Usai menanggapi sejumlah pertanyaan yang lebih banyak mengarah pada persoalan infrastruktur, Jhon dan Femi kemudian berpamitan tapi Kades Mahmud menahan.

"Orang rumah sudah mempersiapkan makan sejak pagi," kata Kades Mahmud. "Saya harap Bapak-bapak berkenan mampir sejenak."

Tak ada pilihan, Jhon dan Femi serta rombongan kecil yang mengikuti, akhirnya benar-benar merasakan bersantap di atas Sungai Mesuji. Saat akhirnya kembali berpamitan, sebelum mobil benar-benar bergerak, Femi kembali berseru: "Kita cek lokasi abrasi Desa Tanjung Harapan!" 

Jhon lantas menjawab: "Kakak duluan. Saya belum tahu lokasinya."

Mobil pun kembali bergerak.


Desa yang dimaksud Femi adalah sebuah pemukiman tua di sebelah Utara yang sempat kami kunjungi dalam reses sebelumnya, berbatasan langsung dengan Desa Sri Tanjung. 

Sepanjang jalan saat meninggalkan Kagungan Dalam, hamparan rawa kosong membentang di sisi kanan dan kiri dan kami melewati jalan tanah berkoral dengan segenap ketakjuban. Air yang mengalir pada anak sungai sebelah kiri kami terlihat jernih dan alami dengan rimbunan kayu gelam berusia muda yang membentuk belukar perawan. 

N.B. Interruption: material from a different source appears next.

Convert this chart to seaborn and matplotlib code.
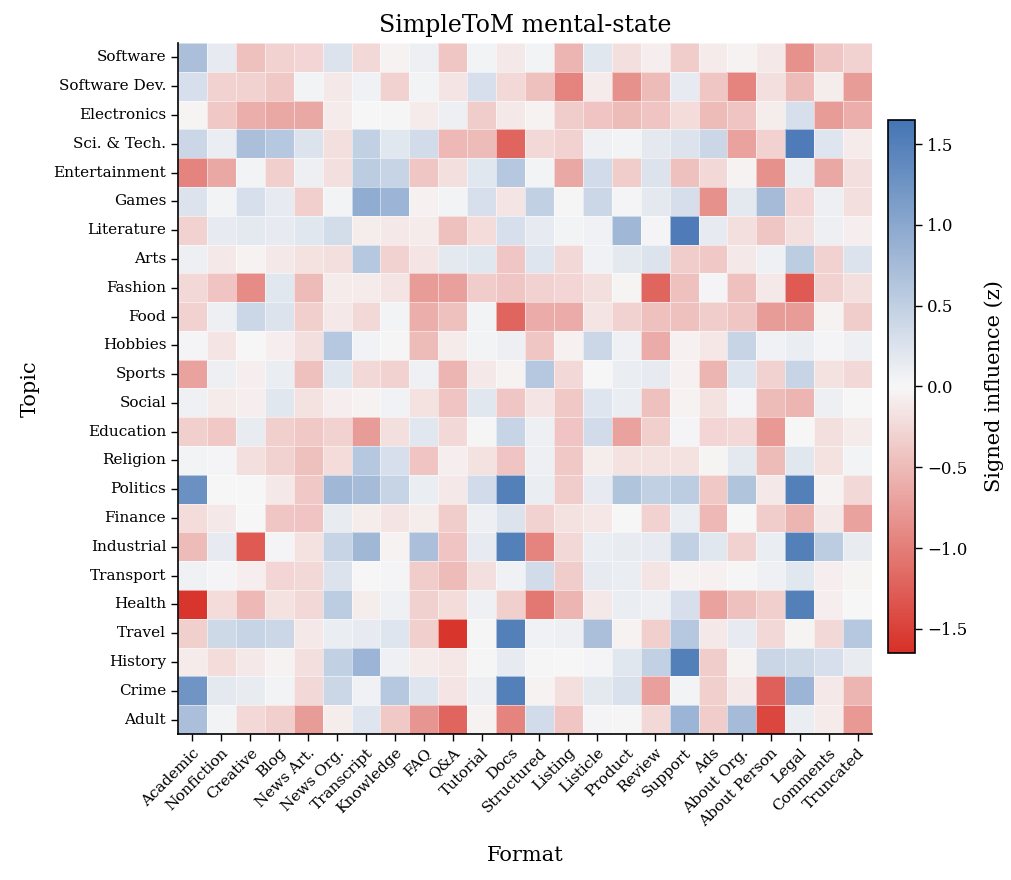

Saya bergumam pada Jhon bahwa kondisi ini hanya menunggu tangan-tangan visioner untuk menjadikannya sebagai surga di jantung desa tua Mesuji. Dan Jhon, dengan anggukan kepala berulang kali, tampaknya sedang bersepakat dengan pendapat itu. 

Setiba di lokasi, kami pun segera tahu kalau titik yang dimaksud adalah jalur jalan masuk  ke Desa Tanjung Harapan yang sisi Kanannya di batasi sebuah anak sungai, memanjang beberapa ratus meter hingga ke Sungai Mesuji. Titik abrasi di sisi itu memang sempat dikeluhkan oleh Dinus Efrika, Kades desa setempat, dalam agenda reses sebelumnya.

Pada Femi dan staf Dinas Pekerjaan Umum dan Perumahan Rakyat (PUPR) yang ikut dalam kegiatan itu, Jhon lantas berucap: "Memang bisa putus kalau terus dibiarkan," dan Femi kemudian menjawab, "ya."


Kades Tanjung Harapan, Dinus Efrika, pada reses sebelumnya memang tak bisa menyembunyikan kegundahan atas abrasi tersebut dan karena itu, ia meminta agar turut mencarikan solusi sebelum keadaan semakin parah.

"Keberadaan jalan itu benar-benar sangat vital," kata Dinus. "Terutama sebagai akses mengangkut barang keluar masuk desa."

Seperti halnya Kades Kangungan Dalam, di samping abrasi, Dinus juga mengeluhkan buruknya kondisi signal yang sudah berlangsung bertahun-tahun.

"Untuk berkomunikasi dengan handphone, kami harus berkeliling mencari signal dan itu benar-benar terasa menyulitkan saat ada keperluan mendesak,"  terang Dinus.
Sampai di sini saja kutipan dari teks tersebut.